Below is a listing; copy all of it exactly.

(Entries)
________________

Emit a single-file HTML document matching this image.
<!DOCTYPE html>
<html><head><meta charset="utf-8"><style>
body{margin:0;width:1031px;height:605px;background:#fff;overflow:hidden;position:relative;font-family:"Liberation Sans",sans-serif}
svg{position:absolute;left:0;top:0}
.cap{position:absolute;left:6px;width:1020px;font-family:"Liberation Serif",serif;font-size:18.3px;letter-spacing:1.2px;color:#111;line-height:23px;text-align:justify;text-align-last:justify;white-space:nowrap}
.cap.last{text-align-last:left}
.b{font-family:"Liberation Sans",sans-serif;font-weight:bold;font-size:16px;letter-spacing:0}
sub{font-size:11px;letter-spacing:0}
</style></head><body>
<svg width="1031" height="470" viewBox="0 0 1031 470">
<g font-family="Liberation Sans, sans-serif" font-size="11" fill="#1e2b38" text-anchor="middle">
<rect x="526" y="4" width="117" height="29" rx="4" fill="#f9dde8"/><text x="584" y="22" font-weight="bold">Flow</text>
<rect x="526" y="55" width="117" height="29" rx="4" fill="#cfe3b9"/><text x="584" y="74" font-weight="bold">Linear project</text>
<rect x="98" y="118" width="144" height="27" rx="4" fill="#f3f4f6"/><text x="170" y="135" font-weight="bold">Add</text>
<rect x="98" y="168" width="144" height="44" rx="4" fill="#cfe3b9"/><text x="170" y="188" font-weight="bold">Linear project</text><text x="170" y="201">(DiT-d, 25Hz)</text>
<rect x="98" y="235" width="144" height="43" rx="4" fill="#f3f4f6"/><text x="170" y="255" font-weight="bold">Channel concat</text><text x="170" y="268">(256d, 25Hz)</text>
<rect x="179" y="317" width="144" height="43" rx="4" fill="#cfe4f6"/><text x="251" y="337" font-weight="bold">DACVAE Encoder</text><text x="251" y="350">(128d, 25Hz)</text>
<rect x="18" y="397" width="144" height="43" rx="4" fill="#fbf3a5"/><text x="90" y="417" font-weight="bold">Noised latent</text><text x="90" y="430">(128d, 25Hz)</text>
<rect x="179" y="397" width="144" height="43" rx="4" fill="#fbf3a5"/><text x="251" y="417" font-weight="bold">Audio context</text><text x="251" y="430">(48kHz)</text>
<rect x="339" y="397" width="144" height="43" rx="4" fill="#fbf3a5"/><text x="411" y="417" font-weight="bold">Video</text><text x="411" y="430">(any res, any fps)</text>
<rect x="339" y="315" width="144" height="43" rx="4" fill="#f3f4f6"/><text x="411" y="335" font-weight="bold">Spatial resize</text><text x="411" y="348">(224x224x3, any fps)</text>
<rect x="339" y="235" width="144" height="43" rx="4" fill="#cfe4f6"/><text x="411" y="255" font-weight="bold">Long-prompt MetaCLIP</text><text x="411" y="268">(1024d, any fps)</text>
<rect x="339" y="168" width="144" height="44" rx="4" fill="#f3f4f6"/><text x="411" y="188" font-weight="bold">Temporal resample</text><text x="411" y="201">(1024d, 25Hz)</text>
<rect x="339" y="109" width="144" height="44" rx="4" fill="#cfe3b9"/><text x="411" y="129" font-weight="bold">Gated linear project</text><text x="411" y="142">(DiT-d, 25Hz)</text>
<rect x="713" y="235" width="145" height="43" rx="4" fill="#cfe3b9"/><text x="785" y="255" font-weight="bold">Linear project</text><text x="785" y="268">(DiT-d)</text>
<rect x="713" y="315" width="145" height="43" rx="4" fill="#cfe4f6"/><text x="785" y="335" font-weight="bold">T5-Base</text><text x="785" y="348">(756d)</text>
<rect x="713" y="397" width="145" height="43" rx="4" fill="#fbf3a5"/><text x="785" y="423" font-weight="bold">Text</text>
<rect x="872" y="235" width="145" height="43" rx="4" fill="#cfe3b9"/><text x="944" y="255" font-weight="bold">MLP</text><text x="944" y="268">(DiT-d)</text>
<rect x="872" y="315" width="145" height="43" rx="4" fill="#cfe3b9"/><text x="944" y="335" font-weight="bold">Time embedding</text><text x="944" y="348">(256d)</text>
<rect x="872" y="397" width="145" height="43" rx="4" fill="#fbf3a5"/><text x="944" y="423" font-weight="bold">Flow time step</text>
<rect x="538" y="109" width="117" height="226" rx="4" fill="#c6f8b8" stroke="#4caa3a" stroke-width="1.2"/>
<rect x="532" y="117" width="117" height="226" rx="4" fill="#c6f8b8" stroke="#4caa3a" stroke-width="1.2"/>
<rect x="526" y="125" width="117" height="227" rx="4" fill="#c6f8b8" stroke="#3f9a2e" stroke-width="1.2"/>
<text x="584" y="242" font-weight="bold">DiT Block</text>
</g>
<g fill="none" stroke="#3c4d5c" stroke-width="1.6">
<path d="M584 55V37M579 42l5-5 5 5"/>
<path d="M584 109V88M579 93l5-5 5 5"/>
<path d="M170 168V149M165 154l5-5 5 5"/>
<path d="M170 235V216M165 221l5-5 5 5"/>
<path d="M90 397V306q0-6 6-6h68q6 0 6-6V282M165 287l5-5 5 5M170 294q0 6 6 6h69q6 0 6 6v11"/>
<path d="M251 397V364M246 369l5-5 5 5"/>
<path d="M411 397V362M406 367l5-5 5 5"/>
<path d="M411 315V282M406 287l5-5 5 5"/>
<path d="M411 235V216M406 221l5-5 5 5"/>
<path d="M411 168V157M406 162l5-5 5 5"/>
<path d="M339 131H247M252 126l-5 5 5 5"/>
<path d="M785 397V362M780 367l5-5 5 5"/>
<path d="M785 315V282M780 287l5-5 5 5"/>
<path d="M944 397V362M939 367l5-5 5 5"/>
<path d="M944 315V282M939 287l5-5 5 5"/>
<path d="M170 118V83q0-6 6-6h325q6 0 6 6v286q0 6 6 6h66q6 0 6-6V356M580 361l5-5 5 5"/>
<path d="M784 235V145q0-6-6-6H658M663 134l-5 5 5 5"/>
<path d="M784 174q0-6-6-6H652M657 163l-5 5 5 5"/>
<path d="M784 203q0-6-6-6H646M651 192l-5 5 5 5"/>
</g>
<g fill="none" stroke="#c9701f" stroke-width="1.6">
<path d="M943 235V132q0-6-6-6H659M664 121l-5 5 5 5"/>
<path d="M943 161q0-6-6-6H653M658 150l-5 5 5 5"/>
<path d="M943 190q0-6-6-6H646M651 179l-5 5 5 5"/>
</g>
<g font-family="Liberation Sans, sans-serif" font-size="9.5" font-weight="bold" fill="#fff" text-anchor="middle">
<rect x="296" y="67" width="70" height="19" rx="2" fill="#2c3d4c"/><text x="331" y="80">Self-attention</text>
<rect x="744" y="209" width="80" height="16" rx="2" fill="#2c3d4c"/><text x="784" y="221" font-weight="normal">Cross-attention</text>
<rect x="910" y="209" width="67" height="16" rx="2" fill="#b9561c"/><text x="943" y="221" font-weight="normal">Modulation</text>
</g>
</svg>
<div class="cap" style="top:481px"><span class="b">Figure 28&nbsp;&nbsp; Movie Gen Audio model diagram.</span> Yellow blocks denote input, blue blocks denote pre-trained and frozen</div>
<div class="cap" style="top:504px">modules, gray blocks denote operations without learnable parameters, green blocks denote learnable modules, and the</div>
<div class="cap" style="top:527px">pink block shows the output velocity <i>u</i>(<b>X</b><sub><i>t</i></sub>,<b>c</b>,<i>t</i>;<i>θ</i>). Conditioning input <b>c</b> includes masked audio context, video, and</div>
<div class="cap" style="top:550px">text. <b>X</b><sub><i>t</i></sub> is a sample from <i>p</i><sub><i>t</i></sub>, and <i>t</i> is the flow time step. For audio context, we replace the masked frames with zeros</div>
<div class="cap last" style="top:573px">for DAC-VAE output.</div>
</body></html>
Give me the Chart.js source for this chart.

________________

(Full answer)
Emit a single-file HTML document matching this image.
<!DOCTYPE html>
<html><head><meta charset="utf-8"><style>
body{margin:0;width:1031px;height:605px;background:#fff;overflow:hidden;position:relative;font-family:"Liberation Sans",sans-serif}
svg{position:absolute;left:0;top:0}
.cap{position:absolute;left:6px;width:1020px;font-family:"Liberation Serif",serif;font-size:18.3px;letter-spacing:1.2px;color:#111;line-height:23px;text-align:justify;text-align-last:justify;white-space:nowrap}
.cap.last{text-align-last:left}
.b{font-family:"Liberation Sans",sans-serif;font-weight:bold;font-size:16px;letter-spacing:0}
sub{font-size:11px;letter-spacing:0}
</style></head><body>
<svg width="1031" height="470" viewBox="0 0 1031 470">
<g font-family="Liberation Sans, sans-serif" font-size="11" fill="#1e2b38" text-anchor="middle">
<rect x="526" y="4" width="117" height="29" rx="4" fill="#f9dde8"/><text x="584" y="22" font-weight="bold">Flow</text>
<rect x="526" y="55" width="117" height="29" rx="4" fill="#cfe3b9"/><text x="584" y="74" font-weight="bold">Linear project</text>
<rect x="98" y="118" width="144" height="27" rx="4" fill="#f3f4f6"/><text x="170" y="135" font-weight="bold">Add</text>
<rect x="98" y="168" width="144" height="44" rx="4" fill="#cfe3b9"/><text x="170" y="188" font-weight="bold">Linear project</text><text x="170" y="201">(DiT-d, 25Hz)</text>
<rect x="98" y="235" width="144" height="43" rx="4" fill="#f3f4f6"/><text x="170" y="255" font-weight="bold">Channel concat</text><text x="170" y="268">(256d, 25Hz)</text>
<rect x="179" y="317" width="144" height="43" rx="4" fill="#cfe4f6"/><text x="251" y="337" font-weight="bold">DACVAE Encoder</text><text x="251" y="350">(128d, 25Hz)</text>
<rect x="18" y="397" width="144" height="43" rx="4" fill="#fbf3a5"/><text x="90" y="417" font-weight="bold">Noised latent</text><text x="90" y="430">(128d, 25Hz)</text>
<rect x="179" y="397" width="144" height="43" rx="4" fill="#fbf3a5"/><text x="251" y="417" font-weight="bold">Audio context</text><text x="251" y="430">(48kHz)</text>
<rect x="339" y="397" width="144" height="43" rx="4" fill="#fbf3a5"/><text x="411" y="417" font-weight="bold">Video</text><text x="411" y="430">(any res, any fps)</text>
<rect x="339" y="315" width="144" height="43" rx="4" fill="#f3f4f6"/><text x="411" y="335" font-weight="bold">Spatial resize</text><text x="411" y="348">(224x224x3, any fps)</text>
<rect x="339" y="235" width="144" height="43" rx="4" fill="#cfe4f6"/><text x="411" y="255" font-weight="bold">Long-prompt MetaCLIP</text><text x="411" y="268">(1024d, any fps)</text>
<rect x="339" y="168" width="144" height="44" rx="4" fill="#f3f4f6"/><text x="411" y="188" font-weight="bold">Temporal resample</text><text x="411" y="201">(1024d, 25Hz)</text>
<rect x="339" y="109" width="144" height="44" rx="4" fill="#cfe3b9"/><text x="411" y="129" font-weight="bold">Gated linear project</text><text x="411" y="142">(DiT-d, 25Hz)</text>
<rect x="713" y="235" width="145" height="43" rx="4" fill="#cfe3b9"/><text x="785" y="255" font-weight="bold">Linear project</text><text x="785" y="268">(DiT-d)</text>
<rect x="713" y="315" width="145" height="43" rx="4" fill="#cfe4f6"/><text x="785" y="335" font-weight="bold">T5-Base</text><text x="785" y="348">(756d)</text>
<rect x="713" y="397" width="145" height="43" rx="4" fill="#fbf3a5"/><text x="785" y="423" font-weight="bold">Text</text>
<rect x="872" y="235" width="145" height="43" rx="4" fill="#cfe3b9"/><text x="944" y="255" font-weight="bold">MLP</text><text x="944" y="268">(DiT-d)</text>
<rect x="872" y="315" width="145" height="43" rx="4" fill="#cfe3b9"/><text x="944" y="335" font-weight="bold">Time embedding</text><text x="944" y="348">(256d)</text>
<rect x="872" y="397" width="145" height="43" rx="4" fill="#fbf3a5"/><text x="944" y="423" font-weight="bold">Flow time step</text>
<rect x="538" y="109" width="117" height="226" rx="4" fill="#c6f8b8" stroke="#4caa3a" stroke-width="1.2"/>
<rect x="532" y="117" width="117" height="226" rx="4" fill="#c6f8b8" stroke="#4caa3a" stroke-width="1.2"/>
<rect x="526" y="125" width="117" height="227" rx="4" fill="#c6f8b8" stroke="#3f9a2e" stroke-width="1.2"/>
<text x="584" y="242" font-weight="bold">DiT Block</text>
</g>
<g fill="none" stroke="#3c4d5c" stroke-width="1.6">
<path d="M584 55V37M579 42l5-5 5 5"/>
<path d="M584 109V88M579 93l5-5 5 5"/>
<path d="M170 168V149M165 154l5-5 5 5"/>
<path d="M170 235V216M165 221l5-5 5 5"/>
<path d="M90 397V306q0-6 6-6h68q6 0 6-6V282M165 287l5-5 5 5M170 294q0 6 6 6h69q6 0 6 6v11"/>
<path d="M251 397V364M246 369l5-5 5 5"/>
<path d="M411 397V362M406 367l5-5 5 5"/>
<path d="M411 315V282M406 287l5-5 5 5"/>
<path d="M411 235V216M406 221l5-5 5 5"/>
<path d="M411 168V157M406 162l5-5 5 5"/>
<path d="M339 131H247M252 126l-5 5 5 5"/>
<path d="M785 397V362M780 367l5-5 5 5"/>
<path d="M785 315V282M780 287l5-5 5 5"/>
<path d="M944 397V362M939 367l5-5 5 5"/>
<path d="M944 315V282M939 287l5-5 5 5"/>
<path d="M170 118V83q0-6 6-6h325q6 0 6 6v286q0 6 6 6h66q6 0 6-6V356M580 361l5-5 5 5"/>
<path d="M784 235V145q0-6-6-6H658M663 134l-5 5 5 5"/>
<path d="M784 174q0-6-6-6H652M657 163l-5 5 5 5"/>
<path d="M784 203q0-6-6-6H646M651 192l-5 5 5 5"/>
</g>
<g fill="none" stroke="#c9701f" stroke-width="1.6">
<path d="M943 235V132q0-6-6-6H659M664 121l-5 5 5 5"/>
<path d="M943 161q0-6-6-6H653M658 150l-5 5 5 5"/>
<path d="M943 190q0-6-6-6H646M651 179l-5 5 5 5"/>
</g>
<g font-family="Liberation Sans, sans-serif" font-size="9.5" font-weight="bold" fill="#fff" text-anchor="middle">
<rect x="296" y="67" width="70" height="19" rx="2" fill="#2c3d4c"/><text x="331" y="80">Self-attention</text>
<rect x="744" y="209" width="80" height="16" rx="2" fill="#2c3d4c"/><text x="784" y="221" font-weight="normal">Cross-attention</text>
<rect x="910" y="209" width="67" height="16" rx="2" fill="#b9561c"/><text x="943" y="221" font-weight="normal">Modulation</text>
</g>
</svg>
<div class="cap" style="top:481px"><span class="b">Figure 28&nbsp;&nbsp; Movie Gen Audio model diagram.</span> Yellow blocks denote input, blue blocks denote pre-trained and frozen</div>
<div class="cap" style="top:504px">modules, gray blocks denote operations without learnable parameters, green blocks denote learnable modules, and the</div>
<div class="cap" style="top:527px">pink block shows the output velocity <i>u</i>(<b>X</b><sub><i>t</i></sub>,<b>c</b>,<i>t</i>;<i>θ</i>). Conditioning input <b>c</b> includes masked audio context, video, and</div>
<div class="cap" style="top:550px">text. <b>X</b><sub><i>t</i></sub> is a sample from <i>p</i><sub><i>t</i></sub>, and <i>t</i> is the flow time step. For audio context, we replace the masked frames with zeros</div>
<div class="cap last" style="top:573px">for DAC-VAE output.</div>
</body></html>
Give me the Chart.js source for this chart.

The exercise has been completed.